Shine on, you metallic glow girl, you!

Shine on, you metallic glow girl, you!

On the difficult and important topic of highlighter, I’m torn. I’ve pretended to think that the super-reflective, spangly, gleaming highlighter, so beloved by Instagram, is a bit overdone. I’ve made a pretense about how true highlight comes from facial-dew-mimicking grease. And I do love a greasy (or “glossy") cheek – it’s true.

But also, sometimes, a super unnatural highlighter is the only way.

Either when you’re unashamedly doing a “loads of makeup, so what?” look, or when you want to do “statement cheeks” (as opposed to eyes or lips), a sliver of metallic reflect can be just the ticket.

The best, most metallic, most obnoxious of these highlights tend to be extremely expensive, like the Cover FX Custom Enhancer Drops. These basically look like liquid metal on the cheeks: dangerous, and thus, very cool. When you want extreme, you want extreme, after all. Cheaper makeup, on the other hand, usually doesn’t have the extreme-ness of expensive makeup. They have to stack high and sell cheap, and extremeness doesn’t necessarily appeal to the masses.

But L’Oreal has taken a chance on an extreme guy, who follows in the grand tradition of the liquid metal. The new True Match Highlight is reflective beyond my wildest dreams. I have the shade “Icy Glow,” which looked to be the most metallic, and is a cool silvery-pink shade. There is also a Bronze and a Rose, which would look stunning on darker skins. Because of its liquid nature, it’s versatile as hellz. It can be used as a robotically glowing primer, or mixed with foundation to add luminosity and sheer out coverage. And the shade Icy Glow is super similar to the Cover FX Drops in Celestial.

The interesting similarities between the two got me wondering about extreme highlight more generally, and specifically about highlight’s most typical form: powder. While I tend to favor a wetter product for a wetter look, it’s undeniable that true intensity comes best from ground up magic crystals (or whatever highlight is made from). The Anastasia Glow Kit in Moonchild is a fine example of this, although definitely on the higher end of the price spectrum. But I have a much cheaper highlight palette that gives proper, metallic, reflective density, and it comes from Sleek.

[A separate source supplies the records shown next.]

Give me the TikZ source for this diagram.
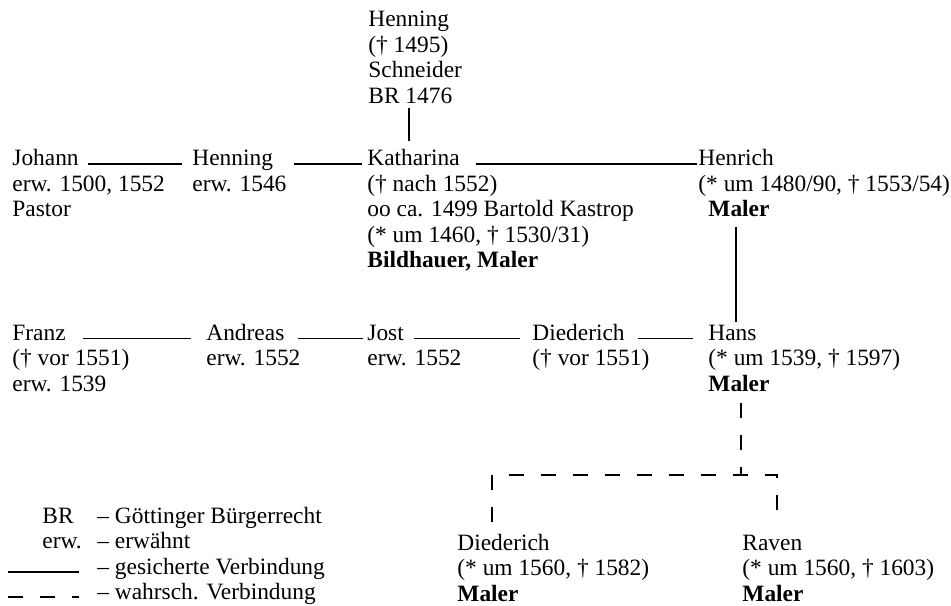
\documentclass[tikz,border=0pt]{standalone}
\usepackage{fontspec}
\setmainfont{Liberation Serif}

\newcommand{\treefont}{\fontsize{11.7}{12.75}\selectfont}
\tikzset{
    pers/.style={anchor=base west, inner sep=0pt, font=\treefont},
    info/.style={pers, align=left},
    sure/.style={line width=0.65pt},
    likely/.style={line width=0.65pt, dash pattern=on 7.5pt off 8.5pt},
}

\begin{document}
\begin{tikzpicture}[x=0.5pt, y=-0.5pt]
            \useasboundingbox (0,0) rectangle (951,605);

            \node[pers] (henning1) at (368,26.5) {Henning};
            \node[info] (henning1-i) at ([yshift=-38.25pt]henning1.base west)
                {(† 1495)\\Schneider\\BR 1476};

            \node[pers] (johann) at (12,165.5) {Johann};
            \node[info] (johann-i) at ([yshift=-25.5pt]johann.base west)
                {erw. 1500, 1552\\Pastor};
            \node[pers] (henning2) at (192,165.5) {Henning};
            \node[info] (henning2-i) at ([yshift=-12.75pt]henning2.base west)
                {erw. 1546};
            \node[pers] (kath) at (367,165.5) {Katharina};
            \node[info] (kath-i) at ([yshift=-51pt]kath.base west)
                {(† nach 1552)\\oo ca. 1499 Bartold Kastrop\\(* um 1460, † 1530/31)\\\textbf{Bildhauer, Maler}};
            \node[pers] (henrich) at (698,165.5) {Henrich};
            \node[info] (henrich-i) at ([yshift=-25.5pt]henrich.base west)
                {(* um 1480/90, † 1553/54)\\\hspace{5pt}\textbf{Maler}};

            \node[pers] (franz) at (12,340) {Franz};
            \node[info] (franz-i) at ([yshift=-25.5pt]franz.base west)
                {(† vor 1551)\\erw. 1539};
            \node[pers] (andreas) at (206,340) {Andreas};
            \node[info] (andreas-i) at ([yshift=-12.75pt]andreas.base west)
                {erw. 1552};
            \node[pers] (jost) at (367,340) {Jost};
            \node[info] (jost-i) at ([yshift=-12.75pt]jost.base west)
                {erw. 1552};
            \node[pers] (died1) at (532,340) {Diederich};
            \node[info] (died1-i) at ([yshift=-12.75pt]died1.base west)
                {(† vor 1551)};
            \node[pers] (hans) at (708,340) {Hans};
            \node[info] (hans-i) at ([yshift=-25.5pt]hans.base west)
                {(* um 1539, † 1597)\\\textbf{Maler}};

            \node[pers] (died2) at (457,550) {Diederich};
            \node[info] (died2-i) at ([yshift=-25.5pt]died2.base west)
                {(* um 1560, † 1582)\\\textbf{Maler}};
            \node[pers] (raven) at (742,550) {Raven};
            \node[info] (raven-i) at ([yshift=-25.5pt]raven.base west)
                {(* um 1560, † 1603)\\\textbf{Maler}};

            \draw[sure] ([shift={(4.3pt,0.7pt)}]johann.base east) --
                ([shift={(-5pt,0.7pt)}]henning2.base west);
            \draw[sure] ([shift={(10.2pt,0.7pt)}]henning2.base east) --
                ([shift={(-2.5pt,0.7pt)}]kath.base west);
            \draw[sure] ([shift={(8pt,0.7pt)}]kath.base east) --
                ([shift={(-0.5pt,0.7pt)}]henrich.base west);
            \draw[sure] ([shift={(20.5pt,-2pt)}]henning1-i.south west) --
                ([shift={(21pt,3.75pt)}]kath.north west);
            \draw[sure] ([shift={(19pt,-4.75pt)}]henrich-i.south west) --
                ([shift={(14pt,1.2pt)}]hans.north west);

            \draw[sure] ([shift={(8.3pt,0.7pt)}]franz.base east) --
                ([shift={(-7.5pt,0.7pt)}]andreas.base west);
            \draw[sure] ([shift={(6.5pt,0.7pt)}]andreas.base east) --
                ([shift={(-2pt,0.7pt)}]jost.base west);
            \draw[sure] ([shift={(4.8pt,0.7pt)}]jost.base east) --
                ([shift={(-6pt,0.7pt)}]died1.base west);
            \draw[sure] ([shift={(6.3pt,0.7pt)}]died1.base east) --
                ([shift={(-7.5pt,0.7pt)}]hans.base west);

            \coordinate (fork) at (741,475);
            \draw[likely] ([shift={(16.5pt,-5.5pt)}]hans-i.south west) -- (fork);
            \draw[likely] ([shift={(17.5pt,5.5pt)}]died2.north west) |- (fork)
                -| ([shift={(17.5pt,5.5pt)}]raven.north west);

            \node[info] (key) at (42,548.5) {BR\\erw.};
            \node[info] (key-t) at (97,599.5)
                {– Göttinger Bürgerrecht\\– erwähnt\\– gesicherte Verbindung\\– wahrsch. Verbindung};
            \draw[sure] (8,572) -- (79,572);
            \draw[likely] (8,597) -- (79,597);
        \end{tikzpicture}
\end{document}
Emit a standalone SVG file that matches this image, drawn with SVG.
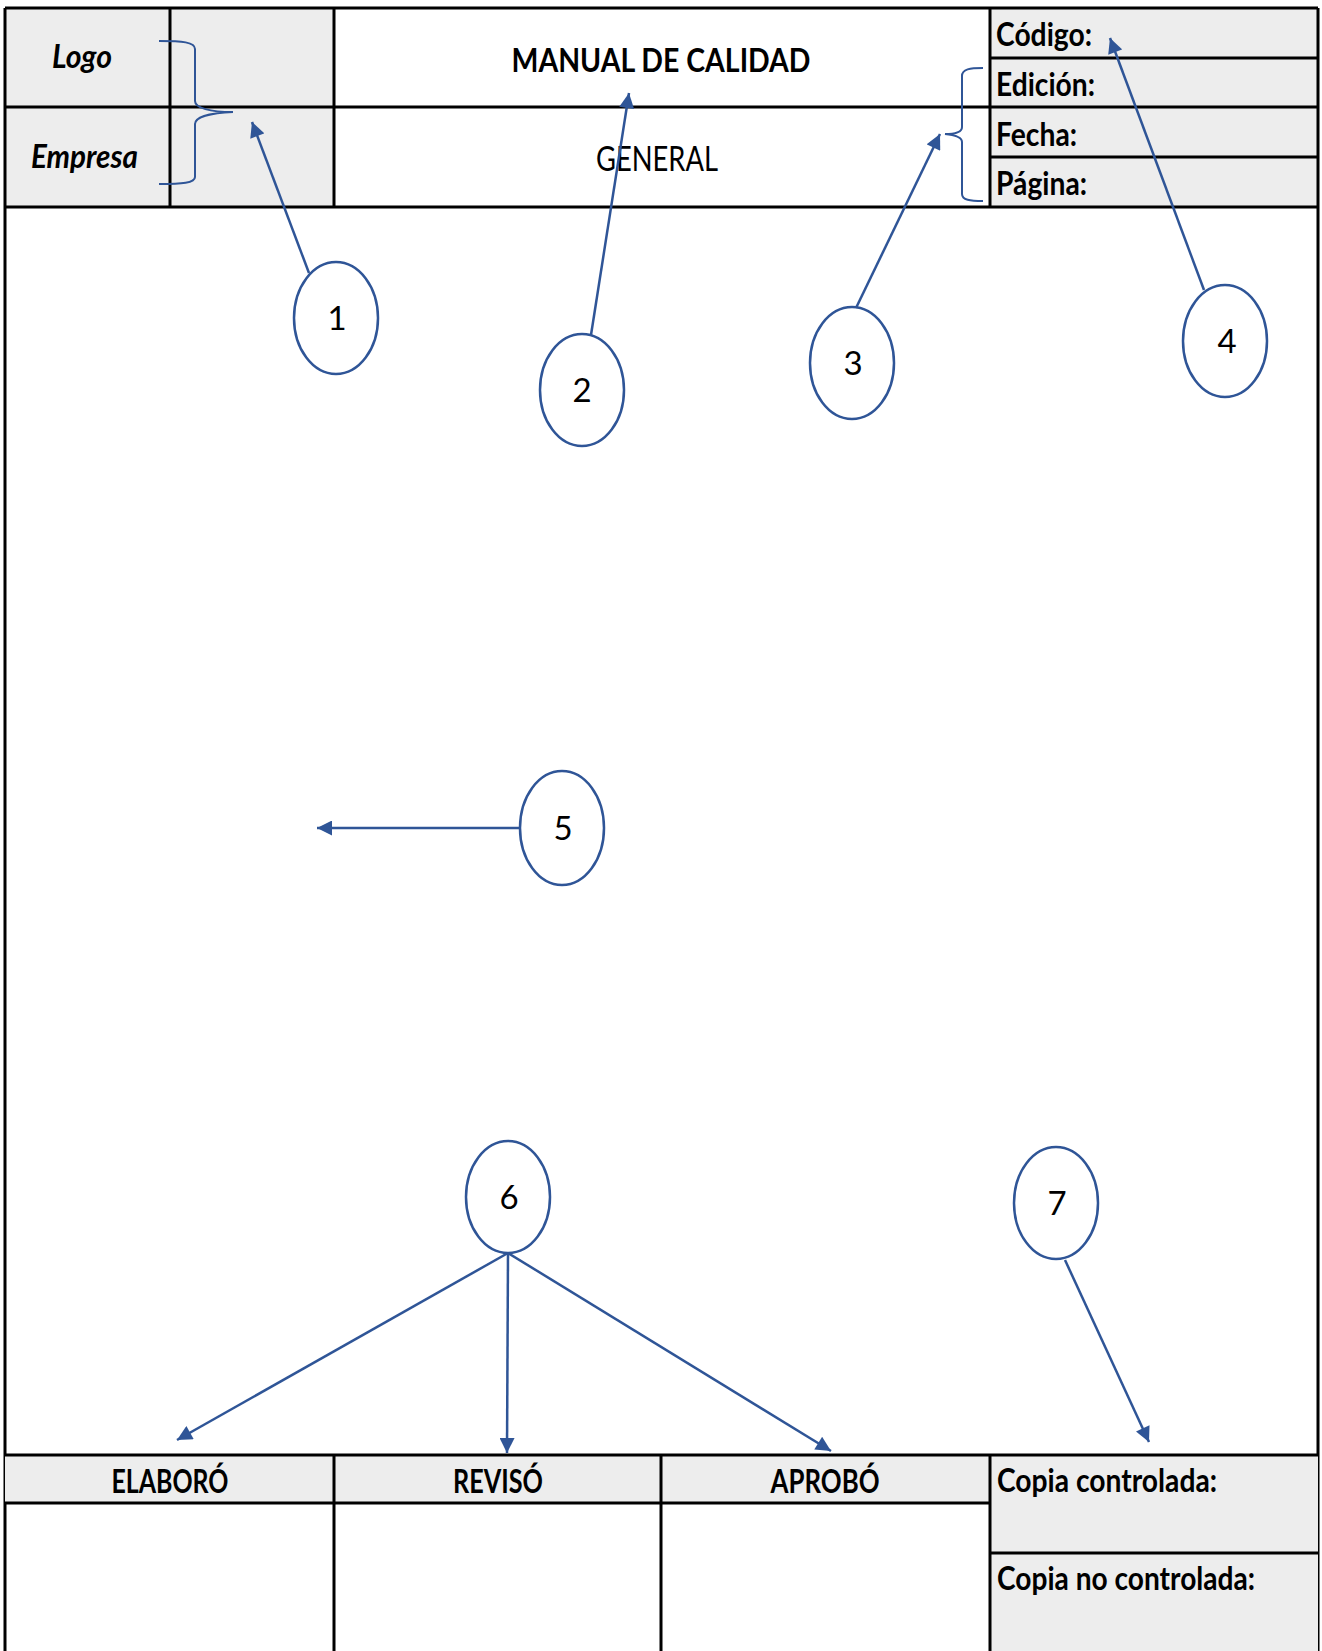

To test this theory, I did a high-end-low-end-highlighted-face-thing. First, on one side I applied the Cover FX Celestial Enhancer Drops, and on the other, the L’Oreal Icy Glow True Match Highlight. While the consistencies are slightly different (Cover FX is thinner and more siliconey, while the L’Oreal is a thicker, gel-cream) the effect was amazingly similar. I used fingers for both applications, and a gentle tapping motion, so as not to disturb the “artistry” beneath.

     

Pleased with these results, I decided to push the envelope and test out the powders on top. Between the Anastasia Moonchild Glow Kit and the Sleek Solstice Palette, I couldn’t find a direct color “dupe,” so on my high end side I used Anastasia’s Pink Heart, and on my budget, Sleek’s Hemisphere (the lilac) and Equinox (the peach) mixed together to create a warmish pink. And again, difference (particularly in terms of metallic-ness) was negligible. In fact, I’d even possibly say the Sleek side gave more intensity.

    

Now, I’d like to disclaim — I don’t think any of the products in this piece are necessarily dead-on dupes for each other. But what I do, hand-on-heart, genuinely believe is that if you want the liquid-metal-cheekboned look, no longer need you stay exclusively on the higher end. Drugstore brands are finally catching on that basically all that we want is to blind, glare, and shine. And now, even if you’re balling on a budget, you can.